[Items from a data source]
-- start --
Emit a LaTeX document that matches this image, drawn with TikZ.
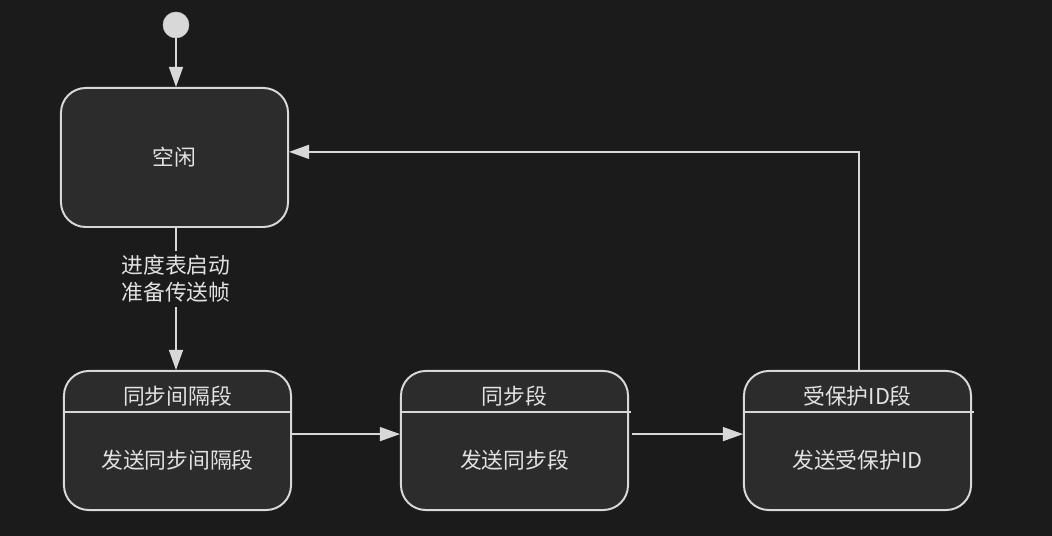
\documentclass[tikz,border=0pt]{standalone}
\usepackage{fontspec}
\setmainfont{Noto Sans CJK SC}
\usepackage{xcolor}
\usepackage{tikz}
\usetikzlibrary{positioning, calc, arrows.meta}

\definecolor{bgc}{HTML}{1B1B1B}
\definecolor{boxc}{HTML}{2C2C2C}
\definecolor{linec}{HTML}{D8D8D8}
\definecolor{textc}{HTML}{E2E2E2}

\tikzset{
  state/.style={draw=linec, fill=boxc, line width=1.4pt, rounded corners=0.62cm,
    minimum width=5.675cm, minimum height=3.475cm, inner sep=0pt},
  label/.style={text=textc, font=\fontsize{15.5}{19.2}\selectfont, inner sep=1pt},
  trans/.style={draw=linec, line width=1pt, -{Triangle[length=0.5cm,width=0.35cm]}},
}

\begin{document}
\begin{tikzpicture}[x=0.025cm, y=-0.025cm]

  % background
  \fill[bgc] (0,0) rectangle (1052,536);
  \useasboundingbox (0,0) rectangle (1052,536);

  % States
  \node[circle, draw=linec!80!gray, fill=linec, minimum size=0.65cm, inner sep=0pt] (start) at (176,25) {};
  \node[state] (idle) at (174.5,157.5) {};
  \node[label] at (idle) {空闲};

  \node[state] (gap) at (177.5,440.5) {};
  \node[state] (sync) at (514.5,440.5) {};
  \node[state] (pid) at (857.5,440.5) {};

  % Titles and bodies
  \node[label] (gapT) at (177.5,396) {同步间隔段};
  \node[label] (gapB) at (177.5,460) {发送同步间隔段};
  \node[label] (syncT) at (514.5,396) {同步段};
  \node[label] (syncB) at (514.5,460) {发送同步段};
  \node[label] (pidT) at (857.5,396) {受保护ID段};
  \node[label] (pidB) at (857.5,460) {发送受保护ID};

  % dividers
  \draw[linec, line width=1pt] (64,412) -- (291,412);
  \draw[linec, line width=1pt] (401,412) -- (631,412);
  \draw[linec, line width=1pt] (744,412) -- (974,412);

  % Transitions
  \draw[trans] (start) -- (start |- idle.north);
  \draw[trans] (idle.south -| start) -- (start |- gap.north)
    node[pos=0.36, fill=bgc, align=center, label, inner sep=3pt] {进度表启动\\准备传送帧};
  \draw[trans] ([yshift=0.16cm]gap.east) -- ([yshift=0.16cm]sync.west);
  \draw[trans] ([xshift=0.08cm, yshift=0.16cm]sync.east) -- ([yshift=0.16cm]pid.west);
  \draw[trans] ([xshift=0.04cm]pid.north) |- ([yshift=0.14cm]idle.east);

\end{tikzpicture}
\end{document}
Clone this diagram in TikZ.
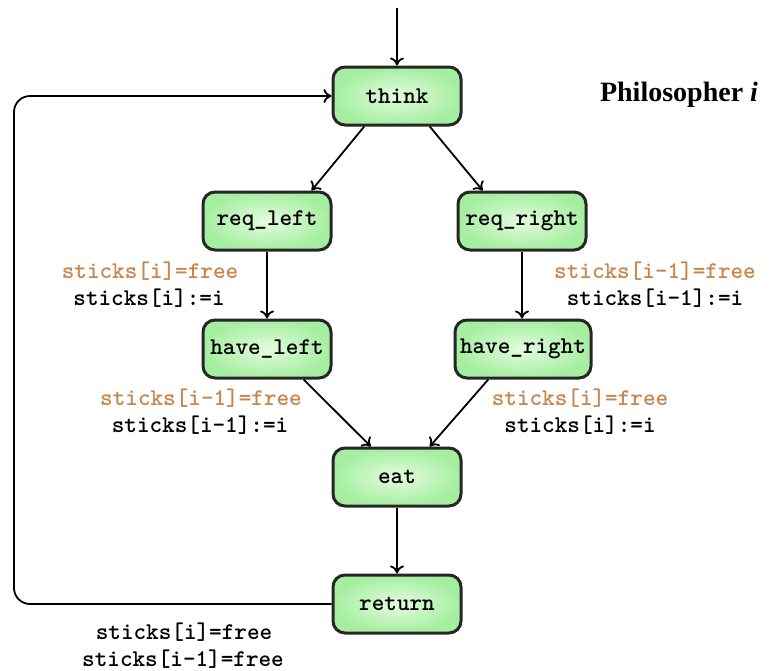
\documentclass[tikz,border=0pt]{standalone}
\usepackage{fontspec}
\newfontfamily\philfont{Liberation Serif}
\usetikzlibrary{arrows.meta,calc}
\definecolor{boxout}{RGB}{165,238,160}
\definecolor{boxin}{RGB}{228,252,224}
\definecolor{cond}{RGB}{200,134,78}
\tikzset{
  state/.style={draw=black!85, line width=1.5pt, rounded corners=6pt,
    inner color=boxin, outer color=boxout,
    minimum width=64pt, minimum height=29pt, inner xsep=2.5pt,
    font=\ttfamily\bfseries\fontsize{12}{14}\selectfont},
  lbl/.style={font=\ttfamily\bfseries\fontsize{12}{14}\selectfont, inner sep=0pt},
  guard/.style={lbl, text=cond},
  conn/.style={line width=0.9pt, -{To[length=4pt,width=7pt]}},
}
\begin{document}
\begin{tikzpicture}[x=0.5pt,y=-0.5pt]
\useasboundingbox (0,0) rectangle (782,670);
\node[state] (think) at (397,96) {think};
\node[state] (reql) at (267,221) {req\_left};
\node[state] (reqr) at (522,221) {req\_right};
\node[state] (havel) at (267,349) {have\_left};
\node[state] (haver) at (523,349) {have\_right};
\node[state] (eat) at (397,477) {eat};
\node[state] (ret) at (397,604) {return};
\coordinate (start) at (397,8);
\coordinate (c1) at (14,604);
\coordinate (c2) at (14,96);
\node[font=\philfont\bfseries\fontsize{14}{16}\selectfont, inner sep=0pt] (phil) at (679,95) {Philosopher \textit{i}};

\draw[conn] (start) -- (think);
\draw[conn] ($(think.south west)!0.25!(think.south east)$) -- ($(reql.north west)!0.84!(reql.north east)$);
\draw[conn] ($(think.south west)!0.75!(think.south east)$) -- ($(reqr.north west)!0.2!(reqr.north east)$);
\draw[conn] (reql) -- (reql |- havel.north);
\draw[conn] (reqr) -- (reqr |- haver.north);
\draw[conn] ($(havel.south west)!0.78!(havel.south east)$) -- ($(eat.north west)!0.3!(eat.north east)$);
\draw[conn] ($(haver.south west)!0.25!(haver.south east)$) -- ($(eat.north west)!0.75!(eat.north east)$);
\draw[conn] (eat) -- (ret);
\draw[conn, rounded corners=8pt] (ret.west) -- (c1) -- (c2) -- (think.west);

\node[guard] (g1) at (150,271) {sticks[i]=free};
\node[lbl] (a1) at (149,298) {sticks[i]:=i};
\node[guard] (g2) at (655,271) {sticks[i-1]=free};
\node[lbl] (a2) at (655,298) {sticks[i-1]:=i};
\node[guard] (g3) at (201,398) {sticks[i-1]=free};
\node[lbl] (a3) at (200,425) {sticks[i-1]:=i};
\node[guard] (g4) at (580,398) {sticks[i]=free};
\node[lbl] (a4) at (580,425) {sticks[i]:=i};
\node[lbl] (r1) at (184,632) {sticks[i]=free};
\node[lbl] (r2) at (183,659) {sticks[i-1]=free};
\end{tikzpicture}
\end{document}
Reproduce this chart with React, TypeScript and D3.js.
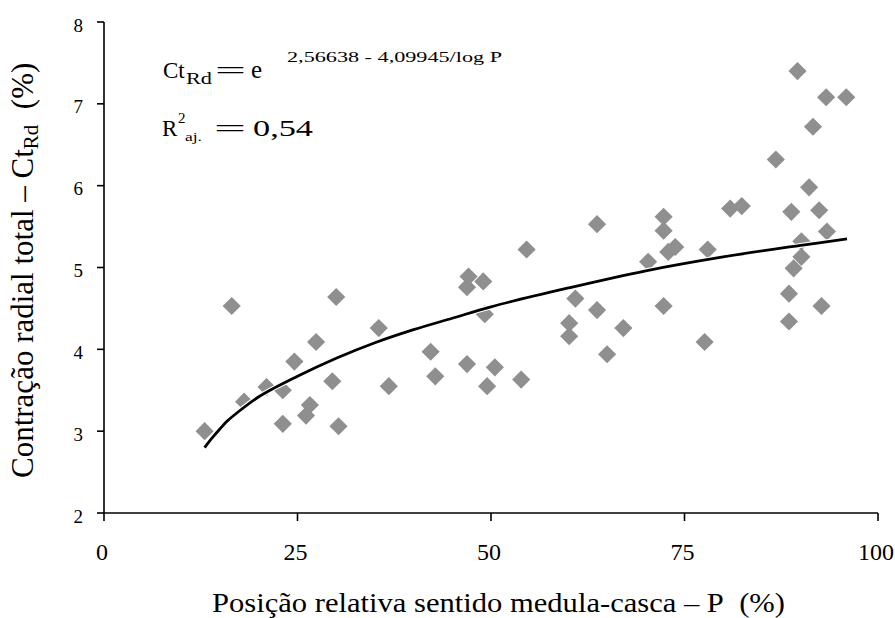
-- end --
◆ Short problem
Pick out the lines that include the word "with" and write them out.

◆ Complete output
Emit a LaTeX document that matches this image, drawn with TikZ.
Reproduce this chart with React, TypeScript and D3.js.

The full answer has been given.